Define qHostInfo and Mach-O LC_NOTE "addrable bits" methods to describe high and low memory addressing bits
ClosedPublic

Authored by jasonmolenda on Aug 10 2023, 5:57 PM.

Details

Summary

To recap, on AArch64 where we need to strip pointer authentication bits off of addresses, it can have a different number of bits in use for high and low memory (you can have a different page table setup for high and low memory, so different number of addressing bits for virtual addresses). I added this to Process and defined a new setting so these can be done manually in https://reviews.llvm.org/D151292 a few months ago.

This patch defines keys for qHostInfo and a new "addrable bits" LC_NOTE format for mach-o corefiles to define both of them.

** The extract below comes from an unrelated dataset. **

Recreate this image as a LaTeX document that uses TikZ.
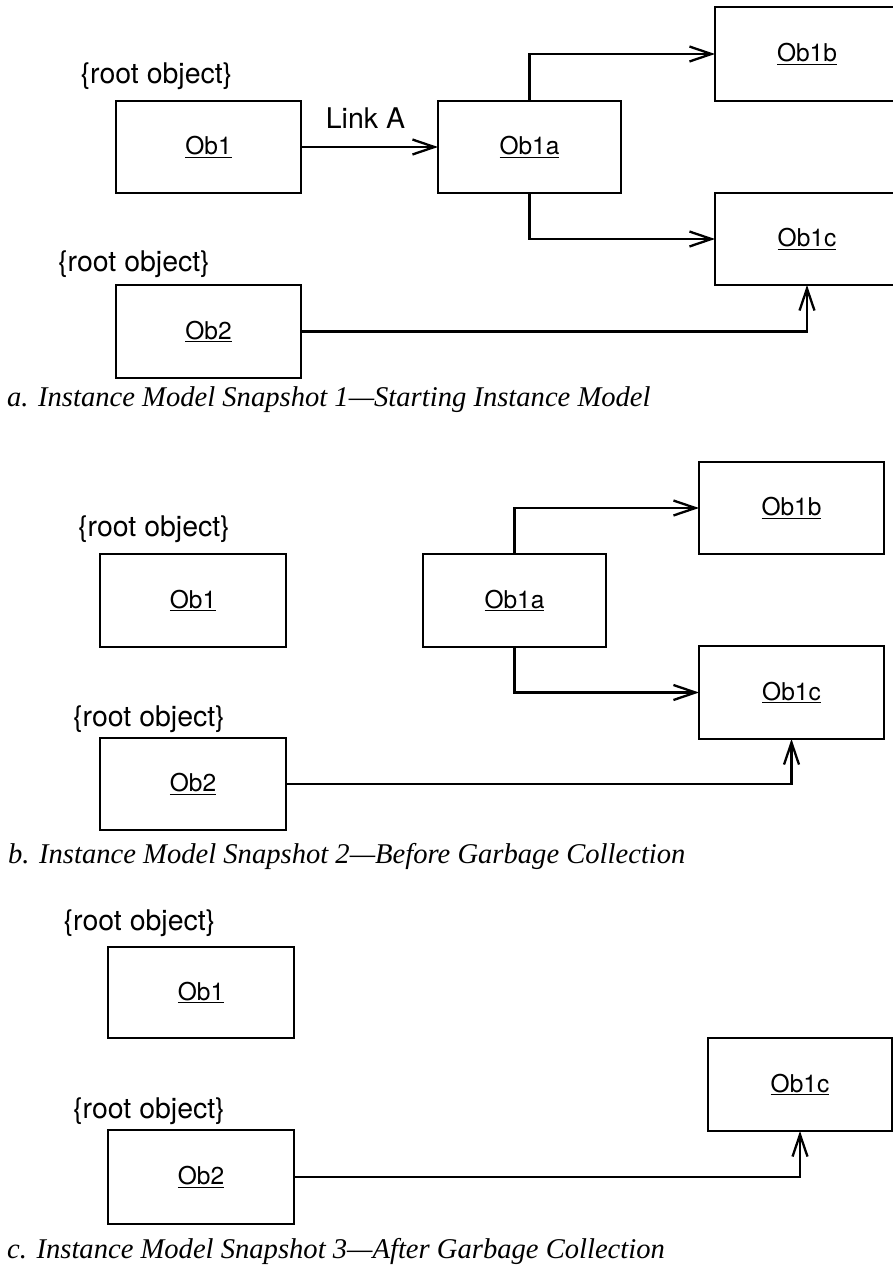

qHostInfo gains low_mem_addressing_bits and high_mem_addressing_bits keys. The previous addressing_bits is still accepted for a value that is used for both regions of memory (this is by far the most common case).

For Mach-O corefile, I've needed to update the "addrable bits" LC_NOTE. The previous definition was

struct addressing_bit_count_v3    // ** DEPRECATED **
{
    uint32_t version;             // currently 3
    uint32_t addressing_bits;     // # of bits used for addressing
    uint64_t unused;
};

The new definition is

struct addressing_bit_count
{
    // currently 4
    uint32_t version;

    // Number of bits used for addressing in low
    // memory (addresses starting with 0)
    uint32_t low_memory_addressing_bits;

    // Number of bits used for addressing in high
    // memory (addresses starting with f)
    uint32_t high_memory_addressing_bits;

    // set to zero
    uint32_t reserved;
};

The changes in this patchset are to GDBRemoteCommunicationClient (read the new qHostInfo keys), ProcessGDBRemote (set both in the Process when they are specified). And ObjectFileMachO (read and write the new LC_NOTE in mach-o corefiles), ProcessMachCore (set both in Process when they are specified).

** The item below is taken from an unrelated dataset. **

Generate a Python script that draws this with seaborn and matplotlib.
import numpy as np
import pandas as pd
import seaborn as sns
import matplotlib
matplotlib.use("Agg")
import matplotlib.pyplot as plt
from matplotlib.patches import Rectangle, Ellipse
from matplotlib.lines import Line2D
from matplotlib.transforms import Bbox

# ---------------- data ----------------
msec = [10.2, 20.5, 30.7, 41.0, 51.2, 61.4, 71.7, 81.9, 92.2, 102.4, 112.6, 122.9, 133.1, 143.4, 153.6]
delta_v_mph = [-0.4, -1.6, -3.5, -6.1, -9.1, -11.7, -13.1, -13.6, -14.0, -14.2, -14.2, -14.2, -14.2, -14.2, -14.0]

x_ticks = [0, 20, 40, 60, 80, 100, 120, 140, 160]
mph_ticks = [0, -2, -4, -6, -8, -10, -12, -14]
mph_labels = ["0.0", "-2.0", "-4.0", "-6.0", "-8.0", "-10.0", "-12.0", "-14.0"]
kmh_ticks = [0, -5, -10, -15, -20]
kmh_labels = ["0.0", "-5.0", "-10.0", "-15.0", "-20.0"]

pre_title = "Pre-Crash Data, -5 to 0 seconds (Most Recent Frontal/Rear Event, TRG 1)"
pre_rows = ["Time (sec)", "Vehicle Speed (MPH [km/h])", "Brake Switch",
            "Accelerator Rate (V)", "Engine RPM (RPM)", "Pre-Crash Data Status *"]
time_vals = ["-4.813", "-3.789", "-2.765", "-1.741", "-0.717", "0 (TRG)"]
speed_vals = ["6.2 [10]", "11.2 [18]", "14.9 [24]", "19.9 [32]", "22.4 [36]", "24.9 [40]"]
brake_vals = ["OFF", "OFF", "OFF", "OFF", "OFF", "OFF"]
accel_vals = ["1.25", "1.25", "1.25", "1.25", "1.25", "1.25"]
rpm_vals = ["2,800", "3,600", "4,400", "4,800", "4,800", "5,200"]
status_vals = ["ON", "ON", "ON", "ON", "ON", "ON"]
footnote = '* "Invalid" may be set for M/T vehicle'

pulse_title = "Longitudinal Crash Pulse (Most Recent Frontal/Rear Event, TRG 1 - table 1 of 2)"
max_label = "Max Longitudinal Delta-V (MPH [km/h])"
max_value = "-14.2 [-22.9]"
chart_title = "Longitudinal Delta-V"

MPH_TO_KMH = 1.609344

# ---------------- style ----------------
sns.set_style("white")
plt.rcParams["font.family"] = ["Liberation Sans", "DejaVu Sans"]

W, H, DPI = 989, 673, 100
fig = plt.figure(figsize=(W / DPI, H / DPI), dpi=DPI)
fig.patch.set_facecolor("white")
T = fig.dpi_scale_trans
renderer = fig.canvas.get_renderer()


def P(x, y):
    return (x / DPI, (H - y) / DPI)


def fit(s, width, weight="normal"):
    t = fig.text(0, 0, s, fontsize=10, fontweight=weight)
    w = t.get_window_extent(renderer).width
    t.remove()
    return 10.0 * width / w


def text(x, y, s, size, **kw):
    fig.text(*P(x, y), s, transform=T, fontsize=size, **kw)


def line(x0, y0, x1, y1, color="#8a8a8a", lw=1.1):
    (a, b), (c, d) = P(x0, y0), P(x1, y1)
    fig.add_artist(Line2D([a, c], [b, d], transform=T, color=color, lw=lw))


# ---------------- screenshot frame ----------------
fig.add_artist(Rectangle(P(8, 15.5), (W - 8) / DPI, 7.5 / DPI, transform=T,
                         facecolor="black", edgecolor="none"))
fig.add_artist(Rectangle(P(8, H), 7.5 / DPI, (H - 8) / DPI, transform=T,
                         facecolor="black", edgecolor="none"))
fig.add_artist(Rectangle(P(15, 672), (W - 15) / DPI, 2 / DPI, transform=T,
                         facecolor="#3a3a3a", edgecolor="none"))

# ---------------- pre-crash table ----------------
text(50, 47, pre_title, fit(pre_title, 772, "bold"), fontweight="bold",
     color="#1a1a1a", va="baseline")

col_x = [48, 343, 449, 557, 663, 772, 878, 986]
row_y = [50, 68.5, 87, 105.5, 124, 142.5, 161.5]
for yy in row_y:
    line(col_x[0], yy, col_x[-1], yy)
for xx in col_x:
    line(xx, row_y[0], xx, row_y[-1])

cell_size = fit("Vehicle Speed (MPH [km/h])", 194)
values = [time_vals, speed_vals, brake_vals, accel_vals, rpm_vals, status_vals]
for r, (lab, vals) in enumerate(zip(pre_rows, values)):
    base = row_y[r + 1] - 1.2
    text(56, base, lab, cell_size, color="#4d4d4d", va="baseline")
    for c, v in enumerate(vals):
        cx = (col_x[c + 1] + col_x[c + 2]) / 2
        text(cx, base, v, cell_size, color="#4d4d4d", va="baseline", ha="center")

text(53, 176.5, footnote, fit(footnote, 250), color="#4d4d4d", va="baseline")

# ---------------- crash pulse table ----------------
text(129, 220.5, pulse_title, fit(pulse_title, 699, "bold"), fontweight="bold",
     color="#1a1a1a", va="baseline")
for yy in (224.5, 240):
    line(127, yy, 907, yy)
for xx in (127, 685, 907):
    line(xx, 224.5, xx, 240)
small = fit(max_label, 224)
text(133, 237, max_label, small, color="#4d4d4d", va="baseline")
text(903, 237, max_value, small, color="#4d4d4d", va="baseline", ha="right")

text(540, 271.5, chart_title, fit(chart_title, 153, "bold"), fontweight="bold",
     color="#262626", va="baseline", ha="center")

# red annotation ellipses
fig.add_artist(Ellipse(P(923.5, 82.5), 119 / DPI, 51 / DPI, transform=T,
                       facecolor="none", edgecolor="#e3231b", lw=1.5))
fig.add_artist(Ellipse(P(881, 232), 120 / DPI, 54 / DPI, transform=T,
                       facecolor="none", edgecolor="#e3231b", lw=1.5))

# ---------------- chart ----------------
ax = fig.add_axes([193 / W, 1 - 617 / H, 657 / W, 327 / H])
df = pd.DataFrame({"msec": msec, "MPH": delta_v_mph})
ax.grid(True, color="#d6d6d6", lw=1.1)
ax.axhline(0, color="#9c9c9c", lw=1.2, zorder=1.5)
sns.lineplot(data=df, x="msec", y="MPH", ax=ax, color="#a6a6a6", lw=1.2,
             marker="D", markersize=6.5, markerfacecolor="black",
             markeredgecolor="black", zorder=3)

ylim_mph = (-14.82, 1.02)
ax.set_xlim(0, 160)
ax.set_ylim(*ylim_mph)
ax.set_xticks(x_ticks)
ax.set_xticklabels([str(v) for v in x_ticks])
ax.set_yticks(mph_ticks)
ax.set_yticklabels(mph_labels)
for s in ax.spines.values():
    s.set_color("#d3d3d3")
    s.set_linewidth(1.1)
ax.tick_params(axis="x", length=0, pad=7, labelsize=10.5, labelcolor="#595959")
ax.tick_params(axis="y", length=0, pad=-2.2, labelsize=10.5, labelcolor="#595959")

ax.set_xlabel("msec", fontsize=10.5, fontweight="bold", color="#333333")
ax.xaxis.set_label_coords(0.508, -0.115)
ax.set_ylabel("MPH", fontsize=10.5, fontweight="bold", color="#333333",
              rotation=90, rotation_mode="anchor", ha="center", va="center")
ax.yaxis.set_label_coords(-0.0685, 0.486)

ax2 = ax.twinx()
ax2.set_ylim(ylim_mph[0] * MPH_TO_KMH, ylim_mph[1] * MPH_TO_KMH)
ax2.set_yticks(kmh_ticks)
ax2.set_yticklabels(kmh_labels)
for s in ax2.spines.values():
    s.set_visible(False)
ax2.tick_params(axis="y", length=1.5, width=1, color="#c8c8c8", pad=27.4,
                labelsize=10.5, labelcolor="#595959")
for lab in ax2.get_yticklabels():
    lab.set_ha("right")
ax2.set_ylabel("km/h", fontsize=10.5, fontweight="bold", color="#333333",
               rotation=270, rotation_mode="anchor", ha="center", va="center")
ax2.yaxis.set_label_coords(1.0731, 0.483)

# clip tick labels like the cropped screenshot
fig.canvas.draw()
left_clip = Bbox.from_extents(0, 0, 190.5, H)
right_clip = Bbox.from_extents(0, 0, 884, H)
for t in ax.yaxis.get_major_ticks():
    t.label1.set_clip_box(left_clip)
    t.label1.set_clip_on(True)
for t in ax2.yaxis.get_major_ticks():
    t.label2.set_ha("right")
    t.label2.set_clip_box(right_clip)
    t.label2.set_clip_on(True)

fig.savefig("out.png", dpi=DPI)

I still accept the previous formats of a single value, and only initialize the base CodeAddressMask and DataAddressMask. Only when both high and low memory addressing bits are specified and are different, do we set the Process' HighmemCodeAddressMask, HighmemDataAddressMask.

This is the final part of adding support for the different address masks that can be used on AArch64 targets.

Diff Detail

Event Timeline

jasonmolenda created this revision.Aug 10 2023, 5:57 PM
Herald added a project: Restricted Project. · View Herald TranscriptAug 10 2023, 5:57 PM
jasonmolenda requested review of this revision.Aug 10 2023, 5:57 PM

update comments a tiny bit.

bulbazord added inline comments.Aug 11 2023, 12:20 PM
lldb/include/lldb/Symbol/ObjectFile.h
500–503

/param -> \param

lldb/source/Plugins/Process/gdb-remote/ProcessGDBRemote.cpp
917–918

These should be SetHighmemCodeAddressMask and SetHighmemDataAddressMask right?

Fix the problems Alex found on review, thanks Alex.

bulbazord accepted this revision.Aug 11 2023, 1:40 PM

LGTM. You may want to wait for Jonas to take a look before landing though.

This revision is now accepted and ready to land.Aug 11 2023, 1:40 PM
JDevlieghere added inline comments.Aug 14 2023, 1:51 PM
lldb/source/Plugins/ObjectFile/Mach-O/ObjectFileMachO.h
125–126

I would prefer this to return a struct with the two masks, possibly living in Utility. The struct would centralize default values, which values are meaningful, etc and could be stored as a member in GDBRemoteCommunicationClient.

Incorporate Jonas' suggestion of a AddressableBits class that GDBRemoteCommunicationClient and ObjectFileMachO could use to store the zero/one/two addressable bits values back to a Process, and centralizing the logic for how those 0-2 values are used to set the Process address masks.